As my hon. Friend is aware, I have asked this question because the suggestion was in the recent review of immigration appeals paper. I am concerned to find out what progress has been made in dealing with the large backlog which means that these cases are delayed.
The Government have put a great deal of effort into reducing the backlog of appeals. I can assist my hon. Friend by setting out the relevant statistics. In July 1997, the figure for outstanding appeals by adjudicators was 34,907 and by September 1998 that had been reduced to 22,298. We anticipate that by the end of March 1999, that figure will have been reduced again to some 16,000 cases.
Does the hon. Gentleman agree that, such is the backlog of immigration matters, for all sorts of different and understandable reasons, the law is being brought into disrepute? Will he examine the method used in Holland for dealing with illegal immigrants where adjudicators are on the spot the whole time so that cases can be dealt with immediately and do not block up the magistrates courts?

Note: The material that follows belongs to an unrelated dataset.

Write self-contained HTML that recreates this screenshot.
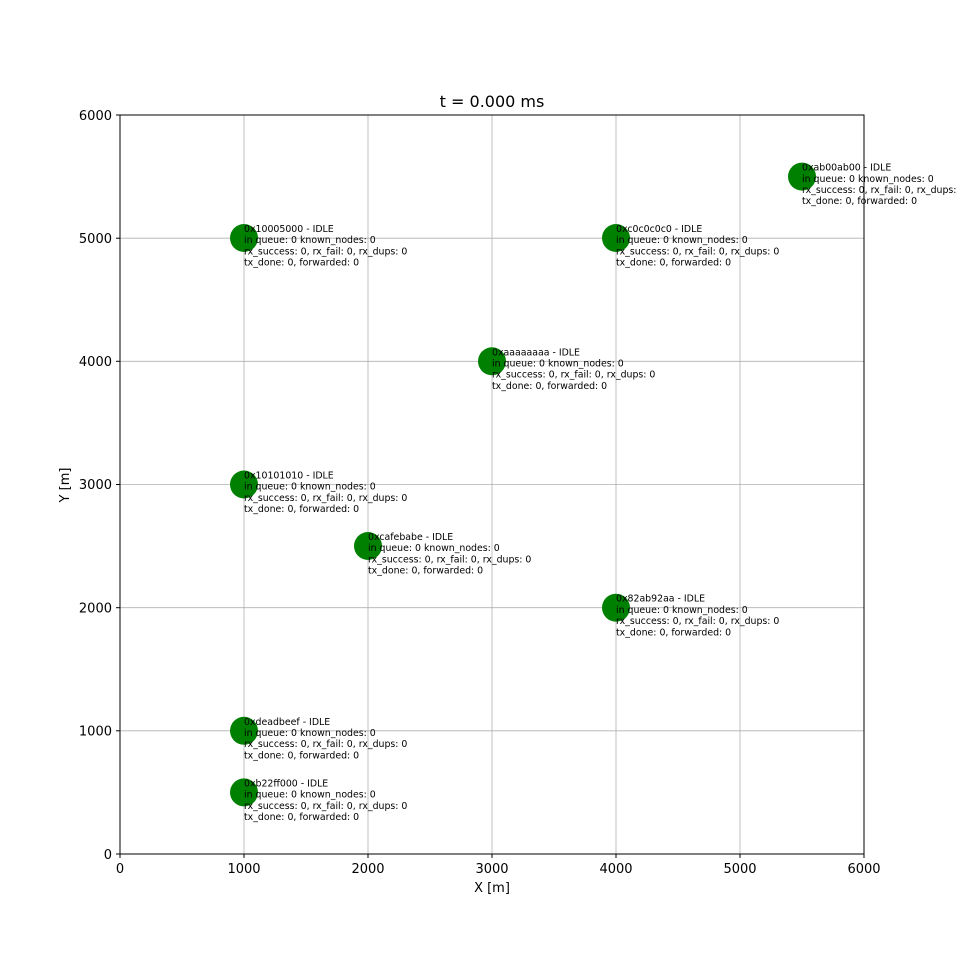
<!DOCTYPE html>
<html><head><meta charset="utf-8"><style>
html,body{margin:0;padding:0;background:#fff;}
svg{display:block;font-family:"DejaVu Sans","Liberation Sans",sans-serif;}
</style></head><body>
<svg width="960" height="960" viewBox="0 0 960 960" xmlns="http://www.w3.org/2000/svg">
<rect width="960" height="960" fill="#fff"/>
<g stroke="#b0b0b0" stroke-width="0.8">
<line x1="244" y1="115" x2="244" y2="854"/>
<line x1="368" y1="115" x2="368" y2="854"/>
<line x1="492" y1="115" x2="492" y2="854"/>
<line x1="616" y1="115" x2="616" y2="854"/>
<line x1="740" y1="115" x2="740" y2="854"/>
<line x1="120" y1="730.8" x2="864" y2="730.8"/>
<line x1="120" y1="607.7" x2="864" y2="607.7"/>
<line x1="120" y1="484.5" x2="864" y2="484.5"/>
<line x1="120" y1="361.3" x2="864" y2="361.3"/>
<line x1="120" y1="238.2" x2="864" y2="238.2"/>
</g>
<g fill="#008000">
<circle cx="244" cy="238" r="14"/>
<circle cx="616" cy="238" r="14"/>
<circle cx="802" cy="176.6" r="14"/>
<circle cx="492" cy="361.3" r="14"/>
<circle cx="244" cy="484.5" r="14"/>
<circle cx="368" cy="546" r="14"/>
<circle cx="616" cy="607.7" r="14"/>
<circle cx="244" cy="730.8" r="14"/>
<circle cx="244" cy="792.4" r="14"/>
</g>
<rect x="120" y="115" width="744" height="739" fill="none" stroke="#000" stroke-width="1"/>
<g stroke="#000" stroke-width="1">
<line x1="120" y1="854" x2="120" y2="858"/><line x1="244" y1="854" x2="244" y2="858"/><line x1="368" y1="854" x2="368" y2="858"/><line x1="492" y1="854" x2="492" y2="858"/><line x1="616" y1="854" x2="616" y2="858"/><line x1="740" y1="854" x2="740" y2="858"/><line x1="864" y1="854" x2="864" y2="858"/>
<line x1="116" y1="854" x2="120" y2="854"/><line x1="116" y1="730.8" x2="120" y2="730.8"/><line x1="116" y1="607.7" x2="120" y2="607.7"/><line x1="116" y1="484.5" x2="120" y2="484.5"/><line x1="116" y1="361.3" x2="120" y2="361.3"/><line x1="116" y1="238.2" x2="120" y2="238.2"/><line x1="116" y1="115" x2="120" y2="115"/>
</g>
<g font-size="13" fill="#000" text-anchor="middle">
<text x="120" y="873">0</text><text x="244" y="873">1000</text><text x="368" y="873">2000</text><text x="492" y="873">3000</text><text x="616" y="873">4000</text><text x="740" y="873">5000</text><text x="864" y="873">6000</text>
</g>
<g font-size="13" fill="#000" text-anchor="end">
<text x="112" y="859">0</text><text x="112" y="735.5">1000</text><text x="112" y="612.5">2000</text><text x="112" y="489">3000</text><text x="112" y="366">4000</text><text x="112" y="243">5000</text><text x="112" y="120">6000</text>
</g>
<text x="492" y="892" font-size="13" text-anchor="middle">X [m]</text>
<text transform="translate(69,485) rotate(-90)" font-size="13" text-anchor="middle">Y [m]</text>
<text x="492" y="107" font-size="16" text-anchor="middle">t = 0.000 ms</text>
<g font-size="9.4" fill="#000">
<text x="244" y="232"><tspan x="244">0x10005000 - IDLE</tspan><tspan x="244" dy="11.2">in queue: 0 known_nodes: 0</tspan><tspan x="244" dy="11.2">rx_success: 0, rx_fail: 0, rx_dups: 0</tspan><tspan x="244" dy="11.2">tx_done: 0, forwarded: 0</tspan></text>
<text x="616" y="232"><tspan x="616">0xc0c0c0c0 - IDLE</tspan><tspan x="616" dy="11.2">in queue: 0 known_nodes: 0</tspan><tspan x="616" dy="11.2">rx_success: 0, rx_fail: 0, rx_dups: 0</tspan><tspan x="616" dy="11.2">tx_done: 0, forwarded: 0</tspan></text>
<text x="802" y="170.6"><tspan x="802">0xab00ab00 - IDLE</tspan><tspan x="802" dy="11.2">in queue: 0 known_nodes: 0</tspan><tspan x="802" dy="11.2">rx_success: 0, rx_fail: 0, rx_dups: 0</tspan><tspan x="802" dy="11.2">tx_done: 0, forwarded: 0</tspan></text>
<text x="492" y="355.3"><tspan x="492">0xaaaaaaaa - IDLE</tspan><tspan x="492" dy="11.2">in queue: 0 known_nodes: 0</tspan><tspan x="492" dy="11.2">rx_success: 0, rx_fail: 0, rx_dups: 0</tspan><tspan x="492" dy="11.2">tx_done: 0, forwarded: 0</tspan></text>
<text x="244" y="478.5"><tspan x="244">0x10101010 - IDLE</tspan><tspan x="244" dy="11.2">in queue: 0 known_nodes: 0</tspan><tspan x="244" dy="11.2">rx_success: 0, rx_fail: 0, rx_dups: 0</tspan><tspan x="244" dy="11.2">tx_done: 0, forwarded: 0</tspan></text>
<text x="368" y="540"><tspan x="368">0xcafebabe - IDLE</tspan><tspan x="368" dy="11.2">in queue: 0 known_nodes: 0</tspan><tspan x="368" dy="11.2">rx_success: 0, rx_fail: 0, rx_dups: 0</tspan><tspan x="368" dy="11.2">tx_done: 0, forwarded: 0</tspan></text>
<text x="616" y="601.7"><tspan x="616">0x82ab92aa - IDLE</tspan><tspan x="616" dy="11.2">in queue: 0 known_nodes: 0</tspan><tspan x="616" dy="11.2">rx_success: 0, rx_fail: 0, rx_dups: 0</tspan><tspan x="616" dy="11.2">tx_done: 0, forwarded: 0</tspan></text>
<text x="244" y="724.8"><tspan x="244">0xdeadbeef - IDLE</tspan><tspan x="244" dy="11.2">in queue: 0 known_nodes: 0</tspan><tspan x="244" dy="11.2">rx_success: 0, rx_fail: 0, rx_dups: 0</tspan><tspan x="244" dy="11.2">tx_done: 0, forwarded: 0</tspan></text>
<text x="244" y="786.4"><tspan x="244">0xb22ff000 - IDLE</tspan><tspan x="244" dy="11.2">in queue: 0 known_nodes: 0</tspan><tspan x="244" dy="11.2">rx_success: 0, rx_fail: 0, rx_dups: 0</tspan><tspan x="244" dy="11.2">tx_done: 0, forwarded: 0</tspan></text>
</g>
</svg>
</body></html>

I do not accept that the law has been brought into disrepute. However, the appeals process is currently under review and I would welcome the hon. Gentleman's suggestions for other ways in which these matters may be resolved more effectively and, certainly, more speedily.
I welcome the Minister's actions so far in dealing with the backlog. However, does he accept that one way of dealing with the backlog—which clearly causes enormous distress to applicants—is to appoint more adjudicators? What action is he taking to ensure that more adjudicators are appointed to deal with the ever-increasing number of cases?
The Government have appointed new adjudicators since our election in May 1997. There are currently 34 full-time adjudicators and 212 part-time adjudicators. A recent recruitment board for full-time appointments is expected to result in the appointment of at least eight new adjudicators. A board for part-time appointments is due to commence shortly, to which 77 candidates have been called to interview. We shall continue to increase the number of adjudicators with a view to reducing the backlog.